Why you go and rent out a giant space where you can put up a collection of the worst splatter art your friends keep telling you is art because they don’t want to hurt your feelings and then just hang out there with your Billyburg Che-clone buddies and play acoustic guitar while telling yourselves how awesome this is going to be for the “neighborhood.”
Then you should die via strangulation via high tension electrical wire via me.
The NO Art Gallery was just that, a NO. Everything was wrong about it, and when I walked by their big opening one night, on my way home from some bar some night some time ago, I laughed on the outside and cried on the inside for the demise of reason. There were ten people inside, five wearing tweed blazers that might have come from the Consignment shop.
It stuck around until Mom and Pop came around and beat the hell out their daughter for putting vomit on canvas and tearing holes in them to make them “mixed media.” Or at least that’s what I’d like to think happen. In all honesty, they probably just lost interest.
There was much jubilation.
In it’s most recent and what I believe could be the final incarnation of the Mini Mall (as it’ll always be known to me), a liquor store has moved in. It’s bright, it’s clean and it’s right across the street from another liquor store.

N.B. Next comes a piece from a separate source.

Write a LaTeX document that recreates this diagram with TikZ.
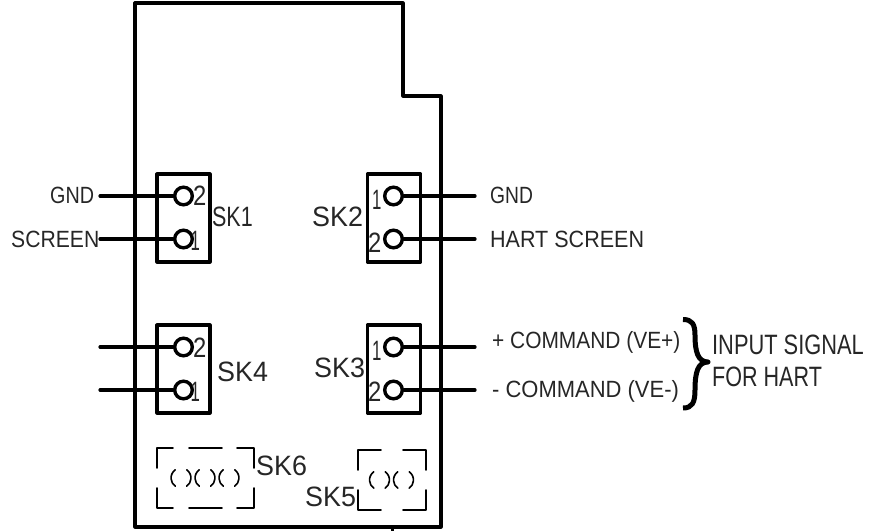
\documentclass[tikz,border=0pt]{standalone}
\usepackage{fontspec}
\setmainfont{Liberation Sans}
\tikzset{
 outline/.style={line width=3.2pt,line join=round,line cap=round},
 sockbox/.style={draw,line width=3.2pt,rectangle,minimum width=53pt,minimum height=88pt,inner sep=0pt,line join=round},
 pin/.style={draw,circle,line width=3.4pt,minimum size=17.6pt,inner sep=0pt},
 lead/.style={line width=3.2pt,line cap=round},
 thin part/.style={line width=1.6pt,line cap=round,line join=round},
 lab/.style={inner sep=0pt,anchor=west,font=\fontsize{23.5}{23.5}\selectfont,text=black!85},
 big/.style={lab,font=\fontsize{28}{28}\selectfont},
 sk/.style={lab,font=\fontsize{28}{28}\selectfont,xscale=.96},
 num/.style={lab,font=\fontsize{28}{28}\selectfont,xscale=.85},
 one/.style={lab,font=\fontsize{28}{28}\selectfont,xscale=.6},
 small/.style={lab,font=\fontsize{23.5}{23.5}\selectfont},
}
\begin{document}
\begin{tikzpicture}[x=1pt,y=-1pt]
\useasboundingbox (0,0) rectangle (871,531);
\draw[outline] (135,3) -- (403,3) -- (403,96) -- (441,96) -- (441,527) -- (135,527) -- cycle;
\coordinate (tick) at (392,527);
\coordinate (tickend) at (392,531);
\draw[line width=3pt] (tick) -- (tickend);
% sockets
\node[sockbox] (b1) at (183.5,218) {};
\node[sockbox] (b2) at (394,218) {};
\node[sockbox] (b3) at (394,369) {};
\node[sockbox] (b4) at (183.5,369) {};
\coordinate (l11) at (100,196);
\coordinate (l12) at (100,239);
\coordinate (l21) at (475,196);
\coordinate (l22) at (475,239);
\coordinate (l31) at (475,347);
\coordinate (l32) at (475,390);
\coordinate (l41) at (100,347);
\coordinate (l42) at (100,390);
\node[pin] (p11) at (183.5,196) {};
\node[pin] (p12) at (183.5,239) {};
\node[pin] (p21) at (393.5,196) {};
\node[pin] (p22) at (393.5,239) {};
\node[pin] (p31) at (393.5,347) {};
\node[pin] (p32) at (393.5,390) {};
\node[pin] (p41) at (183.5,347) {};
\node[pin] (p42) at (183.5,390) {};
\draw[lead] (l11) -- (p11);
\draw[lead] (l12) -- (p12);
\draw[lead] (l21) -- (p21);
\draw[lead] (l22) -- (p22);
\draw[lead] (l31) -- (p31);
\draw[lead] (l32) -- (p32);
\draw[lead] (l41) -- (p41);
\draw[lead] (l42) -- (p42);
% labels
\node[lab,xscale=.84] (t1) at (50,195) {GND};
\node[lab,xscale=.90] (t2) at (11,239) {SCREEN};
\node[lab,xscale=.82] (t3) at (490,195) {GND};
\node[lab,xscale=.916] (t4) at (490,239) {HART SCREEN};
\node[small,xscale=.89] (t5) at (492,342) {+ COMMAND (VE+)};
\node[small,xscale=.935] (t6) at (492,391) {- COMMAND (VE-)};
\node[big,xscale=.78] (t7) at (712,345) {INPUT SIGNAL};
\node[big,xscale=.77] (t8) at (712,377) {FOR HART};
\node[sk,xscale=.8] (s1) at (212,217) {SK1};
\node[sk] (s2) at (312,217) {SK2};
\node[sk] (s3) at (314,368) {SK3};
\node[sk] (s4) at (217,372) {SK4};
\node[sk] (s6) at (256,465.5) {SK6};
\node[sk] (s5) at (305,496.5) {SK5};
\node[num] (n1) at (193,196) {2};
\node[one] (n2) at (190.5,241) {1};
\node[num] (n3) at (193,348) {2};
\node[one] (n4) at (190.5,392) {1};
\node[one] (n5) at (372,200) {1};
\node[num] (n6) at (368,243) {2};
\node[one] (n7) at (372,351) {1};
\node[num] (n8) at (368,392) {2};
% brace
\coordinate (bt) at (683,319.5);
\coordinate (bm) at (708,362);
\coordinate (bb) at (683,408);
\draw[line width=5pt,line join=round] (bt) .. controls (692,319.5) and (695,324) .. (695,335) .. controls (695,352) and (698,362) .. (bm) .. controls (698,362) and (695,372) .. (695,390) .. controls (695,403) and (692,408) .. (bb);
% SK6 dashed outline
\draw[thin part] (173,448) -- (157,448) -- (157,468);
\draw[thin part] (189,448) -- (222,448);
\draw[thin part] (237,448) -- (254,448) -- (254,468);
\draw[thin part] (157,488) -- (157,508) -- (173,508);
\draw[thin part] (189,508) -- (222,508);
\draw[thin part] (237,508) -- (254,508) -- (254,488);
% SK5 dashed outline
\draw[thin part] (381,450) -- (358,450) -- (358,470);
\draw[thin part] (403,450) -- (426,450) -- (426,470);
\draw[thin part] (358,490) -- (358,510) -- (381,510);
\draw[thin part] (403,510) -- (426,510) -- (426,490);
% dashed circles
\foreach \cx/\cy in {181/478,205/478,229/478,379.5/480,403.5/480}{
 \draw[thin part] (\cx-5.7,\cy-8.2) arc[start angle=125,end angle=235,radius=10pt];
 \draw[thin part] (\cx+5.7,\cy-8.2) arc[start angle=55,end angle=-55,radius=10pt];
}
\end{tikzpicture}
\end{document}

The installation of such a business brings all my hypocritical thinking of my neighborhood to a pretty harsh light. While I’m against the rapid soulless gentrification that’s happened to the north of us, something like a liquor store just seems like a move in the wrong direction. Though I’m sure all my complaints about moves in the other leaves me little ground to stand on.
The one thing that I do know, however, is that’s one less block I have to cross when I need supplies for my next movie review. Hopefully it’ll stick around until Vin Diesel’s next film.